> [PROBLEM TO SOLVE]:
Take every line from the first down to the line with "Arial, Helvetica, sans-serif';" and set it down exactly, without the pictures.

[start]

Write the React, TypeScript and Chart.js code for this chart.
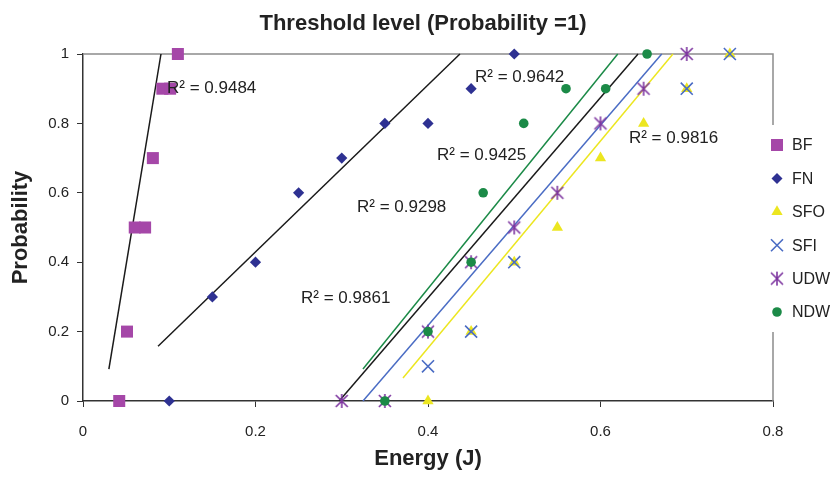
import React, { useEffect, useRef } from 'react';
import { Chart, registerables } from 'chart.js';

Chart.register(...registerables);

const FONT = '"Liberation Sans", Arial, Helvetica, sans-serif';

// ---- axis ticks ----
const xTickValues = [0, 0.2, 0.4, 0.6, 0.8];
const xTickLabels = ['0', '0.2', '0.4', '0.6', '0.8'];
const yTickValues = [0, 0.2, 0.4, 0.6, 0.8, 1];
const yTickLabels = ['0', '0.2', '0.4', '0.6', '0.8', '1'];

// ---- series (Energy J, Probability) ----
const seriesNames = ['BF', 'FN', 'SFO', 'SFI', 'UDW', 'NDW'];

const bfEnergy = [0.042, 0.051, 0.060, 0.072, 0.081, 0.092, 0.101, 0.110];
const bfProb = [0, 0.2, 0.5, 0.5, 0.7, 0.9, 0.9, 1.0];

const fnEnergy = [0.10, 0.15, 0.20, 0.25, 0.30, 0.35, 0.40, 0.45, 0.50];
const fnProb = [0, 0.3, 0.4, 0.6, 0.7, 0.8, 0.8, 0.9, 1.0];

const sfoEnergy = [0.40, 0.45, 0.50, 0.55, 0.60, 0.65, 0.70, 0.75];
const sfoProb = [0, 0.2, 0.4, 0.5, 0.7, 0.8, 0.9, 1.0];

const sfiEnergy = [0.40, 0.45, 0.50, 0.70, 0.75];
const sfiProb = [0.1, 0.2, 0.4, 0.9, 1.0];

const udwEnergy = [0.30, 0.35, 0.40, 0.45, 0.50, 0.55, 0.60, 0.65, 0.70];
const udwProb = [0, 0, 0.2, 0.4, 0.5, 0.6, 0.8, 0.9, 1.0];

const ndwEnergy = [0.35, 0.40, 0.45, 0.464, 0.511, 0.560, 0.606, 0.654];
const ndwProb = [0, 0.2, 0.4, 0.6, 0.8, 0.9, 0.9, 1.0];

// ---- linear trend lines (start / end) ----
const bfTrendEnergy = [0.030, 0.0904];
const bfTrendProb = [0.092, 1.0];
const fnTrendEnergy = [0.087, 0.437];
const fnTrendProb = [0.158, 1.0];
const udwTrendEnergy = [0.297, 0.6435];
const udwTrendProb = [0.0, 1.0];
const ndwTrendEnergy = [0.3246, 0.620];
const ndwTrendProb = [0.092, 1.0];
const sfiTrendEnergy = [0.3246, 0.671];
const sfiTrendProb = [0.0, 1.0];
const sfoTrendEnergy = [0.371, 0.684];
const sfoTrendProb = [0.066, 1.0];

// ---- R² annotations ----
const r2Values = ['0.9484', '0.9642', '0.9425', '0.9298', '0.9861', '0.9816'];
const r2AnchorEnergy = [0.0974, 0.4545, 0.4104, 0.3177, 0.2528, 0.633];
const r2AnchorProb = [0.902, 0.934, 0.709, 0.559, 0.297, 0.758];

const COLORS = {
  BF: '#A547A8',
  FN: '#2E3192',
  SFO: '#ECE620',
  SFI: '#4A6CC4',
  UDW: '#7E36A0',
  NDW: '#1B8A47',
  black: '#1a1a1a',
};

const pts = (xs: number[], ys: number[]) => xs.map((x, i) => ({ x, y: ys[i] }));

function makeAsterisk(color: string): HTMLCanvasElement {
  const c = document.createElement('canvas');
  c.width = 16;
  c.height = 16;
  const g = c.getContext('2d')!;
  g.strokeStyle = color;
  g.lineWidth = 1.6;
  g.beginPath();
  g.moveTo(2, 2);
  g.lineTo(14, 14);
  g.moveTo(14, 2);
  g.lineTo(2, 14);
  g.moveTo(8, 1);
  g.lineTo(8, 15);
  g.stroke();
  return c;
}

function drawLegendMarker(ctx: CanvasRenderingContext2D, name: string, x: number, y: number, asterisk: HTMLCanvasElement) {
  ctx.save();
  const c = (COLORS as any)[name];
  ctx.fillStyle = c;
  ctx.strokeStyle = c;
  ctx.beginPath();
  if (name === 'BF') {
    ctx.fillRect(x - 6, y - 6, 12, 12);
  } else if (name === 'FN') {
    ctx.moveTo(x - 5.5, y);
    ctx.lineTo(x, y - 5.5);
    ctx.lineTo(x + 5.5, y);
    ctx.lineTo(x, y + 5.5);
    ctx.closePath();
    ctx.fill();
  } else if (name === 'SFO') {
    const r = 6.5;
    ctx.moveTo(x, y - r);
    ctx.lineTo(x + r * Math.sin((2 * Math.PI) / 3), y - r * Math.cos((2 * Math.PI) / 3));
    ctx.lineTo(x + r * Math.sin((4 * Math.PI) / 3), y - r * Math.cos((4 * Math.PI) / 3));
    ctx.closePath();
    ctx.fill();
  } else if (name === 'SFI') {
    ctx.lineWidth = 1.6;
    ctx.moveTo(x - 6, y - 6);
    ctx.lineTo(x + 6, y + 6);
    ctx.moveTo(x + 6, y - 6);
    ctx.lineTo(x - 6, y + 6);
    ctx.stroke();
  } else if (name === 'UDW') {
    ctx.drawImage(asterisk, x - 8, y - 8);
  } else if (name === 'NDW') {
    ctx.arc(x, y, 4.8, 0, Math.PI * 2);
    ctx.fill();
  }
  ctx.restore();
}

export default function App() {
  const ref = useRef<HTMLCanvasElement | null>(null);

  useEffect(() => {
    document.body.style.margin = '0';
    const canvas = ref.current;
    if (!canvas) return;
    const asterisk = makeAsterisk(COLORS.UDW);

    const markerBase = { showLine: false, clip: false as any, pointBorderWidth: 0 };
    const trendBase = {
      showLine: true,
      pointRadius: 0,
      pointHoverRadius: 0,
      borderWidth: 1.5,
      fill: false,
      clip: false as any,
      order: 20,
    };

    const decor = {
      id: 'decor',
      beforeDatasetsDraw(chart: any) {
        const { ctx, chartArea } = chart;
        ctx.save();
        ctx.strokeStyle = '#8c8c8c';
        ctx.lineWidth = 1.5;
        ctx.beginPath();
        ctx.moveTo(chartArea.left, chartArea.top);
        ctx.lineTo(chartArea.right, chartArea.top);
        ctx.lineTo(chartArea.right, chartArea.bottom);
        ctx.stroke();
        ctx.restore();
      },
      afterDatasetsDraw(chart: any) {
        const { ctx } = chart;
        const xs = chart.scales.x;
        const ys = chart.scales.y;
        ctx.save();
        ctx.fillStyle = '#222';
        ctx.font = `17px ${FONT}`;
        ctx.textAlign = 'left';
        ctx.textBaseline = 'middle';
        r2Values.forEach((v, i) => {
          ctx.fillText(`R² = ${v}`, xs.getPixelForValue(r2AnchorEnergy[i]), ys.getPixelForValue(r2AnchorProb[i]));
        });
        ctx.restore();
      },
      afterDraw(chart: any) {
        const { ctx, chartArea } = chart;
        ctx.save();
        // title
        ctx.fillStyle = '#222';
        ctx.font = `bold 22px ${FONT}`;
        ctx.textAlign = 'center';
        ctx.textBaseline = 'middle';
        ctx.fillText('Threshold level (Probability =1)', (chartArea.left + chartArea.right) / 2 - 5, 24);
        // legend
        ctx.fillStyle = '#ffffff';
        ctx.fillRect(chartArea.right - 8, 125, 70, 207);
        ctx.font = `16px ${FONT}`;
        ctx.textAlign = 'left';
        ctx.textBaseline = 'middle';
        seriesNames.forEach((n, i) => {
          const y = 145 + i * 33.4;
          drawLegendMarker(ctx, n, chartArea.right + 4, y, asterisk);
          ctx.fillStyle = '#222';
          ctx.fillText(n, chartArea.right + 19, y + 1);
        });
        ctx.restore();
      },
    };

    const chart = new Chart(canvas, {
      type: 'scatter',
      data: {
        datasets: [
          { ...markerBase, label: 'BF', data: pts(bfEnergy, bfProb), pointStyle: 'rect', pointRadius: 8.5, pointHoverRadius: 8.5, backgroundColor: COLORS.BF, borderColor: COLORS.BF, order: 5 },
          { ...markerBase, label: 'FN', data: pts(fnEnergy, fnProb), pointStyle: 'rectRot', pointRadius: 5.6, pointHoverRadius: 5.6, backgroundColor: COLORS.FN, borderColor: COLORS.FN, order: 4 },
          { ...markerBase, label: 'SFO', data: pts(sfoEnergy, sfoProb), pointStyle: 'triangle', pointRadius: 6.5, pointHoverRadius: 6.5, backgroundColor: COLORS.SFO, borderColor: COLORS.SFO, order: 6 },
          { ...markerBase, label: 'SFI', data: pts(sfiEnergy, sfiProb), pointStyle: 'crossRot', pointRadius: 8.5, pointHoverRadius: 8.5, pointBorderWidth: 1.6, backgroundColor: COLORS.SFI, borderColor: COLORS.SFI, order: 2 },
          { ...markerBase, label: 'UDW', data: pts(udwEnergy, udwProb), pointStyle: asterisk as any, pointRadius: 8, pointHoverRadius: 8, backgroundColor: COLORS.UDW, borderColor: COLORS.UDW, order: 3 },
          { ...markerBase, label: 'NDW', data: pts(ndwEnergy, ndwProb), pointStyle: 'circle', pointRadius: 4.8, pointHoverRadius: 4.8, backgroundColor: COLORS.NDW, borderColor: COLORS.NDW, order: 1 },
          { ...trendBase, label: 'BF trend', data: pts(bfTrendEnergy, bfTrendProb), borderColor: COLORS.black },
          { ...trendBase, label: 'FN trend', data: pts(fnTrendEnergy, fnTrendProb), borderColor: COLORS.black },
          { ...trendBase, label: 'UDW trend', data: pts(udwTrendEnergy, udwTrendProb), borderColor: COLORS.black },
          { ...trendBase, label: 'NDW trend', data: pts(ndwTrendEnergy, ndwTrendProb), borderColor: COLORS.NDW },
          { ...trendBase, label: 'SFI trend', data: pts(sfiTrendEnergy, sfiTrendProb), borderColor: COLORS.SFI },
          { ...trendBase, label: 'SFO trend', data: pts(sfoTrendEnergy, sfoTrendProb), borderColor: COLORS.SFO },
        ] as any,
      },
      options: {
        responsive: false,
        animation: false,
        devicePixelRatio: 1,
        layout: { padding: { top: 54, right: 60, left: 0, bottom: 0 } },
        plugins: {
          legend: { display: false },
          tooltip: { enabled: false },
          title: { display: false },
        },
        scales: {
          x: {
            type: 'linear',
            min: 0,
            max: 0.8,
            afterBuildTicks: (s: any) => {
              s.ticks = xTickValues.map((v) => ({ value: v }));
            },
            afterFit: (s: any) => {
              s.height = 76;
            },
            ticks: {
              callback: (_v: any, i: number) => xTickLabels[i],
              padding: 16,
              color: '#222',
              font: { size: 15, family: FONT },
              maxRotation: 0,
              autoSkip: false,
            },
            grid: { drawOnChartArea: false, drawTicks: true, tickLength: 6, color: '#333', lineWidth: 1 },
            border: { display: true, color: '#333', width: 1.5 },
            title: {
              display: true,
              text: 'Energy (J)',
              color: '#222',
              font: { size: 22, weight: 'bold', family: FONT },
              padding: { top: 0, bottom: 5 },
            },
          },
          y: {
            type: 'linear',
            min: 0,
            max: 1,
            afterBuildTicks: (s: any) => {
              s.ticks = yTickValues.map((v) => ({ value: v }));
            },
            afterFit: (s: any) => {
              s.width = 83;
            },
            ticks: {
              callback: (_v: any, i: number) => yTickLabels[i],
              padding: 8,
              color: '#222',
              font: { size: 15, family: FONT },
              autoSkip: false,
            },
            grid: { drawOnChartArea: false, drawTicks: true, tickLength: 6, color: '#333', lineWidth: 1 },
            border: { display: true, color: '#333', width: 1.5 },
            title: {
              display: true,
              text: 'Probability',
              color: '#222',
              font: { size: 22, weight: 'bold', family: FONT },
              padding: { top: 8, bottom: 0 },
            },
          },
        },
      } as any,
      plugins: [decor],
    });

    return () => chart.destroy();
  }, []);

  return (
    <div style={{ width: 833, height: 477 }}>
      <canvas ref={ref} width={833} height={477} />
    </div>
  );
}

[end]

> [WRITTEN SOLUTION]:
Write the React, TypeScript and Chart.js code for this chart.
import React, { useEffect, useRef } from 'react';
import { Chart, registerables } from 'chart.js';

Chart.register(...registerables);

const FONT = '"Liberation Sans", Arial, Helvetica, sans-serif';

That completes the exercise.